Through data and technology partners, advertisers and DSPs can consider more data and its value to the campaign. At TruSignal, we’ve seen success by leveraging artificial intelligence (AI) and predictive modeling with offline consumer data to analyze first-party data to help determine purchase likelihood.
A DSP can incorporate these predictive data points into the bidding algorithm, or, use conversion indexes as multipliers to adjust base bids. This lowers the bid price for people unlikely to purchase and bids more for likely buyers. The results we’ve seen include performance lift and lowered cost per acquisition (CPA), driving campaign efficiency.
The Data and Modeling
Advertisers often leverage offline profile data and AI-powered modeling algorithms for targeting and other marketing uses, valuing the benefits of scale, coverage, predictive value and accuracy. Bid price optimization is a new application.

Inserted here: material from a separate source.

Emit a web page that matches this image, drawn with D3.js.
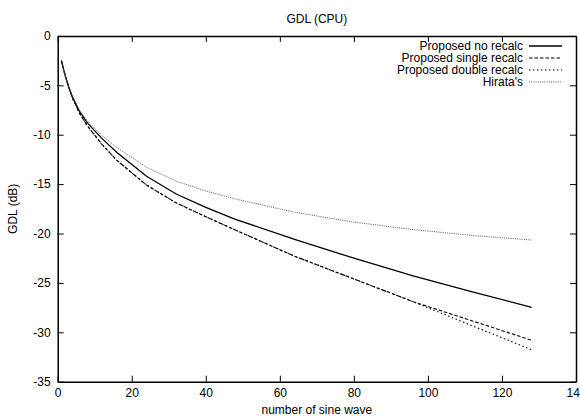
<!DOCTYPE html>
<html>
<head>
<meta charset="utf-8">
<script src="https://cdn.jsdelivr.net/npm/d3@7"></script>
<style>
  html, body { margin: 0; padding: 0; background: #fff; }
  svg { display: block; font-family: "Liberation Sans", Arial, Helvetica, sans-serif; }
</style>
</head>
<body>
<svg id="chart" width="580" height="416"></svg>
<script>
// ---- data ----
const xValues      = [1, 2, 3, 4, 6, 8, 12, 16, 24, 32, 40, 48, 64, 80, 96, 112, 128];
const noRecalc     = [-2.5, -4.0, -5.2, -6.2, -7.7, -8.8, -10.4, -11.8, -14.2, -16.0, -17.35, -18.56, -20.6, -22.5, -24.3, -25.9, -27.47];
const singleRecalc = [-2.5, -4.0, -5.2, -6.3, -7.9, -9.1, -11.0, -12.6, -15.1, -16.9, -18.3, -19.65, -22.3, -24.6, -26.9, -28.85, -30.8];
const doubleRecalc = [-2.5, -4.0, -5.2, -6.3, -7.9, -9.1, -11.0, -12.6, -15.1, -16.9, -18.3, -19.65, -22.3, -24.6, -26.9, -29.35, -31.76];
const hirata       = [-2.5, -4.0, -5.2, -6.2, -7.6, -8.6, -10.1, -11.3, -13.3, -14.7, -15.7, -16.5, -17.85, -18.85, -19.6, -20.2, -20.66];
const seriesNames  = ["Proposed no recalc", "Proposed single recalc", "Proposed double recalc", "Hirata's"];
const xTicks = [0, 20, 40, 60, 80, 100, 120, 140];
const yTicks = [-35, -30, -25, -20, -15, -10, -5, 0];
const titleText = "GDL (CPU)";
const xLabelText = "number of sine wave";
const yLabelText = "GDL (dB)";

// ---- layout ----
const svg = d3.select("#chart");
const mLeft = 57.7, mRight = 576, mTop = 35.9, mBottom = 381.7;
const x = d3.scaleLinear().domain([0, 140]).range([mLeft, mRight]);
const y = d3.scaleLinear().domain([-35, 0]).range([mBottom, mTop]);
const fontSize = 12;

const styles = [
  { dash: null,      color: "#000", width: 1.3 },
  { dash: "3.5,2",   color: "#000", width: 1.1 },
  { dash: "1.5,2.5", color: "#000", width: 1.1 },
  { dash: "1,1.2",   color: "#555", width: 1.0 }
];
const allSeries = [noRecalc, singleRecalc, doubleRecalc, hirata];

// axes
const fmt = d => String(d);
const bottomAxis = d3.axisBottom(x).tickValues(xTicks).tickFormat(fmt).tickSizeInner(-6).tickSizeOuter(0).tickPadding(7);
const topAxis = d3.axisTop(x).tickValues(xTicks).tickFormat("").tickSizeInner(-6).tickSizeOuter(0);
const leftAxis = d3.axisLeft(y).tickValues(yTicks).tickFormat(fmt).tickSizeInner(-6).tickSizeOuter(0).tickPadding(7);
const rightAxis = d3.axisRight(y).tickValues(yTicks).tickFormat("").tickSizeInner(-6).tickSizeOuter(0);

function styleAxis(g) {
  g.selectAll("path.domain").attr("stroke", "#000").attr("stroke-width", 1.5);
  g.selectAll(".tick line").attr("stroke", "#000").attr("stroke-width", 1);
  g.selectAll(".tick text").attr("fill", "#000").style("font-size", fontSize + "px")
    .style("font-family", '"Liberation Sans", Arial, sans-serif');
}

svg.append("g").attr("transform", `translate(0,${mBottom})`).call(bottomAxis).call(styleAxis);
svg.append("g").attr("transform", `translate(0,${mTop})`).call(topAxis).call(styleAxis);
svg.append("g").attr("transform", `translate(${mLeft},0)`).call(leftAxis).call(styleAxis);
svg.append("g").attr("transform", `translate(${mRight},0)`).call(rightAxis).call(styleAxis);

// lines
const line = d3.line().x((d, i) => x(xValues[i])).y(d => y(d));
allSeries.forEach((s, k) => {
  svg.append("path")
    .datum(s)
    .attr("fill", "none")
    .attr("stroke", styles[k].color)
    .attr("stroke-width", styles[k].width)
    .attr("stroke-dasharray", styles[k].dash)
    .attr("d", line);
});

// legend
const legendTextRight = 523, lineX1 = 529, lineX2 = 562;
seriesNames.forEach((name, k) => {
  const yy = 46 + k * 12;
  svg.append("text")
    .attr("x", legendTextRight).attr("y", yy)
    .attr("dy", "0.35em")
    .attr("text-anchor", "end")
    .style("font-size", fontSize + "px")
    .text(name);
  svg.append("line")
    .attr("x1", lineX1).attr("x2", lineX2)
    .attr("y1", yy).attr("y2", yy)
    .attr("stroke", styles[k].color)
    .attr("stroke-width", styles[k].width)
    .attr("stroke-dasharray", styles[k].dash);
});

// title & axis labels
svg.append("text").attr("x", (mLeft + mRight) / 2).attr("y", 22.5)
  .attr("text-anchor", "middle").style("font-size", fontSize + "px").text(titleText);
svg.append("text").attr("x", (mLeft + mRight) / 2).attr("y", 414)
  .attr("text-anchor", "middle").style("font-size", fontSize + "px").text(xLabelText);
svg.append("text")
  .attr("transform", `translate(17,${(mTop + mBottom) / 2}) rotate(-90)`)
  .attr("text-anchor", "middle").style("font-size", fontSize + "px").text(yLabelText);
</script>
</body>
</html>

In the same way “dynamic creative” technology tailors an ad for one person, bid price optimization tailors a bid for an individual, relative to a specific advertiser campaign and KPI.

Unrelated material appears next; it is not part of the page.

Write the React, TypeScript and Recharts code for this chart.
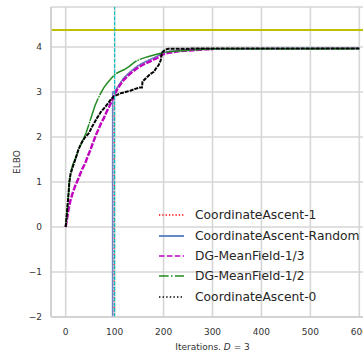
import React from 'react';
import { LineChart, Line, XAxis, YAxis, CartesianGrid, ReferenceLine } from 'recharts';

// ---- data ----
const xTicks = [0, 100, 200, 300, 400, 500, 600];
const yTicks = [-2, -1, 0, 1, 2, 3, 4];
const elboBound = 4.38;
const switchIteration = 100;

// CoordinateAscent-1 (red dotted)
const ca1Iter = [0, 98, 99, 101, 106, 112, 118, 125, 132, 140, 146, 155, 166, 176, 186, 197, 210, 234, 260, 300, 600];
const ca1Elbo = [-60, -60, 3.01, 3.02, 3.11, 3.21, 3.3, 3.38, 3.45, 3.52, 3.57, 3.63, 3.69, 3.74, 3.79, 3.86, 3.9, 3.93, 3.95, 3.96, 3.97];

// CoordinateAscent-Random (blue solid)
const caRandIter = [0, 95, 96, 101, 106, 112, 118, 125, 132, 140, 146, 155, 166, 176, 186, 197, 210, 234, 260, 300, 600];
const caRandElbo = [-60, -60, 3.0, 3.02, 3.11, 3.21, 3.3, 3.38, 3.45, 3.52, 3.57, 3.63, 3.69, 3.74, 3.79, 3.86, 3.9, 3.93, 3.95, 3.96, 3.97];

// DG-MeanField-1/3 (magenta dashed)
const dg13Iter = [0, 3, 6, 10, 15, 20, 26, 33, 40, 45, 50, 56, 62, 67, 72, 78, 84, 90, 96, 101, 106, 112, 118, 125, 132, 140, 146, 155, 166, 176, 186, 197, 210, 234, 260, 285, 300];
const dg13Elbo = [0, 0.2, 0.4, 0.6, 0.78, 0.93, 1.08, 1.27, 1.42, 1.57, 1.7, 1.88, 2.05, 2.17, 2.3, 2.42, 2.57, 2.7, 2.85, 2.97, 3.07, 3.17, 3.26, 3.34, 3.41, 3.48, 3.53, 3.59, 3.65, 3.7, 3.75, 3.83, 3.87, 3.91, 3.93, 3.95, 3.95];

// DG-MeanField-1/2 (green dash-dot)
const dg12Iter = [0, 2, 4, 6, 8, 11, 15, 20, 25, 30, 36, 42, 48, 54, 60, 66, 72, 78, 85, 93, 101, 110, 120, 130, 140, 150, 160, 173, 186, 200, 215, 240, 270, 300, 600];
const dg12Elbo = [0, 0.25, 0.5, 0.8, 1.05, 1.25, 1.4, 1.52, 1.68, 1.8, 1.95, 2.1, 2.3, 2.5, 2.7, 2.85, 2.98, 3.1, 3.2, 3.3, 3.4, 3.45, 3.5, 3.57, 3.66, 3.72, 3.76, 3.8, 3.84, 3.88, 3.9, 3.92, 3.94, 3.96, 3.96];

// CoordinateAscent-0 (black dotted)
const ca0Iter = [0, 2, 4, 6, 7.5, 10, 14, 18, 22, 26, 30, 35, 40, 47, 55, 64, 72, 80, 86, 92, 98, 104, 112, 122, 132, 142, 152, 156, 157, 166, 173, 180, 185, 190, 194, 197, 203, 210, 300, 600];
const ca0Elbo = [0, 0.25, 0.5, 0.75, 1.0, 1.18, 1.32, 1.45, 1.58, 1.72, 1.82, 1.92, 2.0, 2.08, 2.25, 2.42, 2.56, 2.66, 2.74, 2.83, 2.9, 2.93, 2.97, 3.0, 3.03, 3.07, 3.1, 3.1, 3.23, 3.33, 3.4, 3.45, 3.53, 3.6, 3.7, 3.88, 3.94, 3.96, 3.97, 3.97];

const toPoints = (xs: number[], ys: number[]) => xs.map((x, i) => ({ x, y: ys[i] }));

const series = [
  { name: 'CoordinateAscent-1', data: toPoints(ca1Iter, ca1Elbo), color: '#ff0000', width: 1.3, dash: '1.3 2', legendDash: '1.3 2' },
  { name: 'CoordinateAscent-Random', data: toPoints(caRandIter, caRandElbo), color: '#6688c4', width: 1.6, dash: undefined, legendDash: undefined },
  { name: 'DG-MeanField-1/3', data: toPoints(dg13Iter, dg13Elbo), color: '#bf00bf', width: 2.4, dash: '6 1.5', legendDash: '5.5 2.4' },
  { name: 'DG-MeanField-1/2', data: toPoints(dg12Iter, dg12Elbo), color: '#228b22', width: 1.5, dash: '24 1 1.5 1', legendDash: '9.6 2.4 1.5 2.4' },
  { name: 'CoordinateAscent-0', data: toPoints(ca0Iter, ca0Elbo), color: '#000000', width: 2, dash: '4 1', legendDash: '1.4 2.2' },
];

const FONT = '"DejaVu Sans", sans-serif';
const TEXT = '#333333';

const fmtY = (v: number) => (v < 0 ? '\u2212' + Math.abs(v) : String(v));

const YLabel = (props: any) => {
  const vb = props.viewBox || {};
  const cx = (vb.x ?? 0) + 17;
  const cy = (vb.y ?? 0) + (vb.height ?? 0) / 2;
  return (
    <text x={cx} y={cy} transform={`rotate(-90, ${cx}, ${cy})`} textAnchor="middle" dominantBaseline="central"
      fontFamily={FONT} fontSize={9} fill={TEXT}>ELBO</text>
  );
};

const XLabel = (props: any) => {
  const vb = props.viewBox || {};
  const cx = (vb.x ?? 0) + (vb.width ?? 0) / 2;
  const y = (vb.y ?? 0) + 33;
  return (
    <text x={cx} y={y} textAnchor="middle" fontFamily={FONT} fontSize={9} fill={TEXT}>
      Iterations. <tspan fontStyle="italic">D</tspan> = 3
    </text>
  );
};

export default function App() {
  return (
    <div style={{ position: 'absolute', left: 0, top: 0, width: 363, height: 353, overflow: 'hidden', background: '#fff' }}>
      <LineChart width={374} height={353} margin={{ top: 7, right: 0, bottom: 0, left: 0 }}>
        <CartesianGrid stroke="#d6d6d6" strokeWidth={1.6} />
        <XAxis
          type="number"
          dataKey="x"
          domain={[-30, 630]}
          ticks={xTicks}
          allowDataOverflow
          tickLine={false}
          tickMargin={6}
          height={36}
          axisLine={{ stroke: '#cfcfcf', strokeWidth: 1.6 }}
          tick={{ fontFamily: FONT, fontSize: 9, fill: TEXT }}
          label={(p: any) => <XLabel {...p} />}
        />
        <YAxis
          type="number"
          dataKey="y"
          domain={[-2, 4.89]}
          ticks={yTicks}
          allowDataOverflow
          tickLine={false}
          tickMargin={3}
          width={51}
          tickFormatter={fmtY}
          axisLine={{ stroke: '#cfcfcf', strokeWidth: 1.6 }}
          tick={{ fontFamily: FONT, fontSize: 9, fill: TEXT }}
          label={(p: any) => <YLabel {...p} />}
        />
        {series.map((s) => (
          <Line
            key={s.name}
            name={s.name}
            data={s.data}
            dataKey="y"
            type="linear"
            stroke={s.color}
            strokeWidth={s.width}
            strokeDasharray={s.dash}
            dot={false}
            activeDot={false}
            isAnimationActive={false}
          />
        ))}
        <ReferenceLine y={elboBound} stroke="#bfbf00" strokeWidth={2} />
        <ReferenceLine x={switchIteration} stroke="#00bfbf" strokeWidth={1.2} strokeDasharray="3.7 1.6" />
      </LineChart>
      <div style={{ position: 'absolute', left: 158, top: 205, fontFamily: FONT, fontSize: 12.3, color: '#262626' }}>
        {series.map((s) => (
          <div key={s.name} style={{ display: 'flex', alignItems: 'center', height: 20.4, whiteSpace: 'nowrap' }}>
            <svg width={27} height={10} style={{ marginRight: 10 }}>
              <line x1={1} y1={5} x2={26} y2={5} stroke={s.color} strokeWidth={s.name === 'CoordinateAscent-Random' ? 2 : 1.5}
                strokeDasharray={s.legendDash} />
            </svg>
            <span>{s.name}</span>
          </div>
        ))}
      </div>
    </div>
  );
}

Bidding algorithms are only as good as the data that informs them, which is why advertisers may hesitate to pay markups for a handful of unverified data points. In our experience, with offline data and predictive modeling, bids can be based on data linked to verified, PII-based, anonymized profiles.
Some DSPs claim to partner with offline data providers, but advertisers must question these integrations to ensure they leverage comprehensive data sets tied to verified profiles.
Transparency and Control
Advertisers can’t control data that’s passed from a publisher. However, ideally, DSPs can build transparency and control between additional data providers and advertisers by sharing details about how bid decisions are made.
I’ve recently seen an influx in advertisers and DSPs seeking out trustworthy data partners to increase data availability in the bidstream to drive more accurate demand-side bid decisions. Unlike the assumed optimization controlled by market forces, the control afforded by data and technology partners drives transparency into data and technology costs that can be used to measure tangible results. While there are associated data costs, the results of using more of the right data drive sufficient efficiencies to result in a return on investment, in my experience.
Without traditional limitations of ad call data, leading advertisers are successfully leveraging offline data and technology to consider more information, increase sales and decrease CPAs. With a transparent, people-based partner, advertisers can understand how the data they pay for is truly effective in making real-time bid decisions about consumers.